Issues before the Tribunal-
1. Whether the TPO is justified in applying EEM, being an unspecified method not prescribed in the Indian Transfer Pricing (TP) regulations?
2. Apart from the aforesaid legal issue the taxpayer had pointed out errors in the application of EEM by the TPO which are fact specific.
Ruling of the Tribunal
The Tribunal held as below in relation to the above issues:
i. Sale of an Intangible Property (IP) was not a routine transaction involving regular purchases and sales. In such transactions, being highly sophisticated process, valuation held the key. The taxpayer itself had admitted to the absence of com parables available to benchmark this particular transaction– and hence had adopted some other valuation method (Discounted Cash Flow Method).

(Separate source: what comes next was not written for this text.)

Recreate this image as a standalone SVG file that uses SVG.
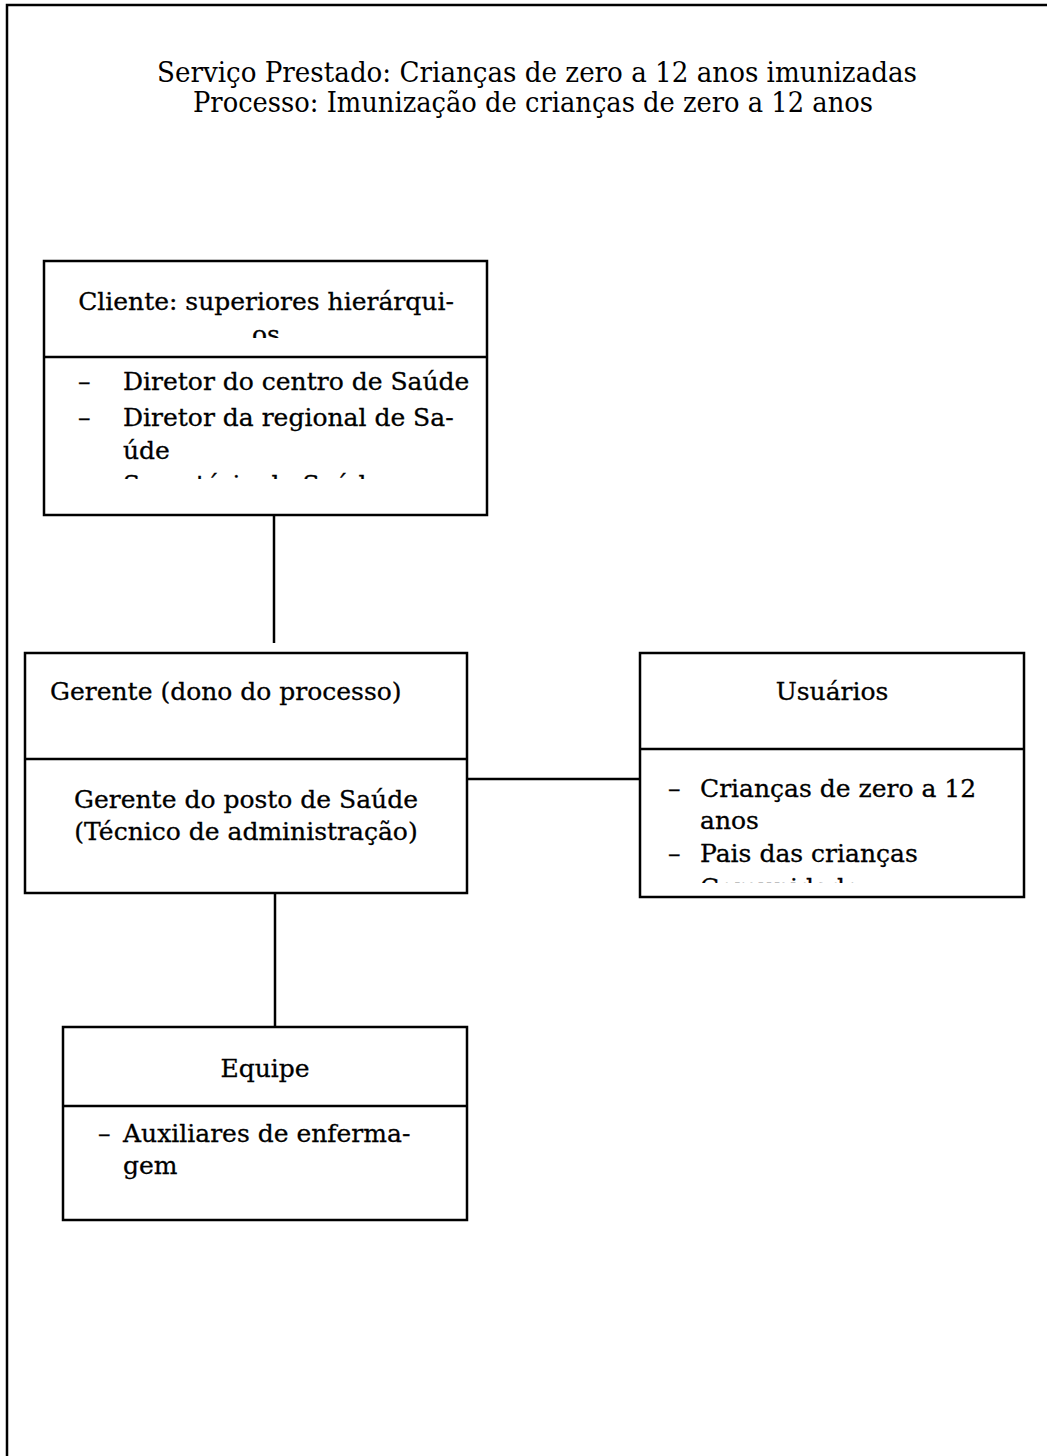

ii. Due to the absence of com-parables, the TPO had adopted an established method called EEM, issued by the International Valuation Standard Council and such kind of valuation methods was usually admitted in the U.S. courts. Reference was made to the ruling in Intel Asia electronics Inc. Vs. ADIT (2011) – TII – 14-ITAT-Bang-TP wherein it was held that the application of any valuation method meant adoption of CUP method. It was held that the objective of the CUP method would be to determine the actual market value, and, in the absence of such identical uncontrolled transaction, the valuation determined by the registered valuer could be the most appropriate means to apply the CUP method. Drawing a parallel to the Intel Asia ruling, the Tribunal concluded that application of EEM effectively meant application of CUP method.
iii. Lastly the Tribunal accepted the method of application of EEM by the TPO and corrected some computations in the same.